At the application stage, applicants must provide high‑level levy information alongside full plans, initial notices or BSR applications. Incomplete levy information can result in rejection of the building control submission. At the first commencement notice stage, applicants must provide detailed levy information and supporting evidence, which triggers assessment and calculation by the authority.
Authorities have approximately five to eight weeks to issue either a levy liability notice or a notice of no charge. Payment may be made any time after the liability notice is issued, but it must be paid in full before any completion or final certificate is issued. Authorities may withhold completion or final certificates if the levy remains unpaid. If a scheme changes materially, the authority may recalculate the levy and issue revised notices. Spot checks are expected, and authorities can request further evidence, which may affect programmes as completion certificates will be dependent on payment.
Practical implications for developers and funders
The levy introduces an additional up‑front cost that will need to be carefully managed through feasibility, structuring and delivery. Schemes with substantial communal areas—particularly build‑to‑rent and purpose‑built student accommodation—are likely to experience proportionally greater impacts given their scale and internal layouts. There is no sector‑specific exemption for these uses.
Operationally, cashflow management is critical: the levy must be settled before completion or final certificates are issued, creating potential pinch points at practical completion and handover. Programme risk arises from the information requirements at both application and commencement stages, the potential for spot checks, and the possibility of recalculation following design development post‑commencement. Robust, accurate and timely levy submissions should be integrated into project controls and any mid-project design changes handled with care.
Further, project structuring should be aligned with the exemption rules. If the client entity identified on the building control application is ineligible, an exemption may be lost. Joint ventures require particular care: unless each JV member is an exempt person, the exemption will not apply.
Developers should note that attempts to “package” schemes into multiple building control submissions will not avoid the levy where the planning permission demonstrates that the overall development is a major residential development, as authorities will look to the number of new dwellings permitted by the planning permission rather than under each building control submission.
Takeaways
For projects expected to submit building control applications on or after 1 October 2026, the levy should be priced into land bids, viability appraisals, heads of terms, and funding models now, using the published authority‑level rates.
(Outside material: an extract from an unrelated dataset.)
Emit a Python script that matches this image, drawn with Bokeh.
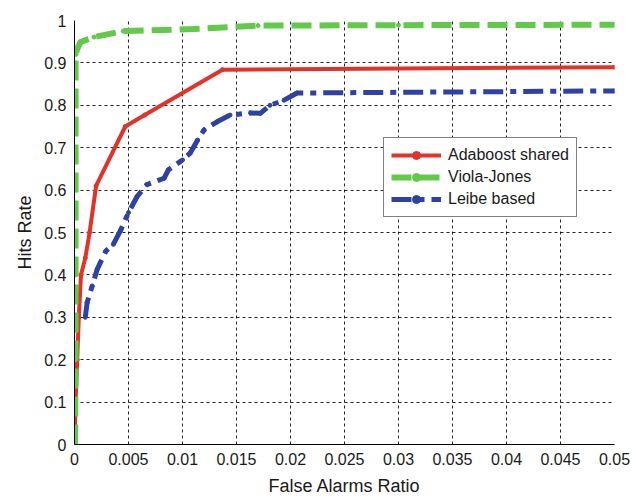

Transaction documents—including development agreements, forward funding and forward purchase arrangements—may need express allocation of levy risk and mechanics for updates if the levy is recalculated due to design change.
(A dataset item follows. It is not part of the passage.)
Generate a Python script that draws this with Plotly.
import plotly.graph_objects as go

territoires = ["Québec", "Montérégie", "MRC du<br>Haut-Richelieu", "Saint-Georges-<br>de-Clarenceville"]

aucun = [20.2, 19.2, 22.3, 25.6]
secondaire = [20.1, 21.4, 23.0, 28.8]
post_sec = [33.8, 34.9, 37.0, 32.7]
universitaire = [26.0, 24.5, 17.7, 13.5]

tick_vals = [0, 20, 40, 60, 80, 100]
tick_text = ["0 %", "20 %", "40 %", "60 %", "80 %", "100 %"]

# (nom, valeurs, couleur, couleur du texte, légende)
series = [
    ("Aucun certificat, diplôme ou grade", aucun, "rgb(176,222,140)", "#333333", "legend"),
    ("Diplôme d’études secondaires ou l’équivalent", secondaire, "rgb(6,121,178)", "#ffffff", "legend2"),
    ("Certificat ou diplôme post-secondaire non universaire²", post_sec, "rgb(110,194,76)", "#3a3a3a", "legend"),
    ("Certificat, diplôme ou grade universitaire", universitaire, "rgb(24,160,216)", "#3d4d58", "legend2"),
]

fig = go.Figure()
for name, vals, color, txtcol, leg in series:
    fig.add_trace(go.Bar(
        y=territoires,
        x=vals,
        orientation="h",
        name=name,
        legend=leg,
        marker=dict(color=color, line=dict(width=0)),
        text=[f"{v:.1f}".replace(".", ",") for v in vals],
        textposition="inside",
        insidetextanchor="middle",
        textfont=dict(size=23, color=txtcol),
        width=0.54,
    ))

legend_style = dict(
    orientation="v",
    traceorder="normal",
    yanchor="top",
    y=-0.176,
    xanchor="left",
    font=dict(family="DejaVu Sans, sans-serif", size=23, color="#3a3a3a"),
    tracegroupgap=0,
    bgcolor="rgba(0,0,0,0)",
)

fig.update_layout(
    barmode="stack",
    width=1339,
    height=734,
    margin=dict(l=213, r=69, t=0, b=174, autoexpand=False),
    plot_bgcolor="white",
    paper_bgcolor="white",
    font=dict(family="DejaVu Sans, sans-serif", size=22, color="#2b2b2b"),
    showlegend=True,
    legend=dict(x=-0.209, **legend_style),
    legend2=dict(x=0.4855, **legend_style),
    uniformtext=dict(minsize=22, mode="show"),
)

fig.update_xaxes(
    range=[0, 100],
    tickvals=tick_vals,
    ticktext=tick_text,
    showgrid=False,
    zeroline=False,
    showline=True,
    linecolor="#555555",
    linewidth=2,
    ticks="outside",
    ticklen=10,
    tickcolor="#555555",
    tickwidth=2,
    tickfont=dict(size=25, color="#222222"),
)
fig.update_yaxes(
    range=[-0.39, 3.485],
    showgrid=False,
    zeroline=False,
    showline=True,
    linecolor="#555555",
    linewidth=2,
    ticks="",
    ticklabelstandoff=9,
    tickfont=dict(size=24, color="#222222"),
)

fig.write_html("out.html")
We anticipate that the levy may influence site selection, market shares of types of developments and design efficiency, particularly for large schemes and those with substantial communal or amenity space. The brownfield reduction offers a meaningful counterweight, but the benefit should be assessed against other recognized risks to those schemes. As the regime beds in, market practice on risk allocation is likely to standardize. Until then, early planning and disciplined compliance will be the best mitigants to programme delay and certification risk.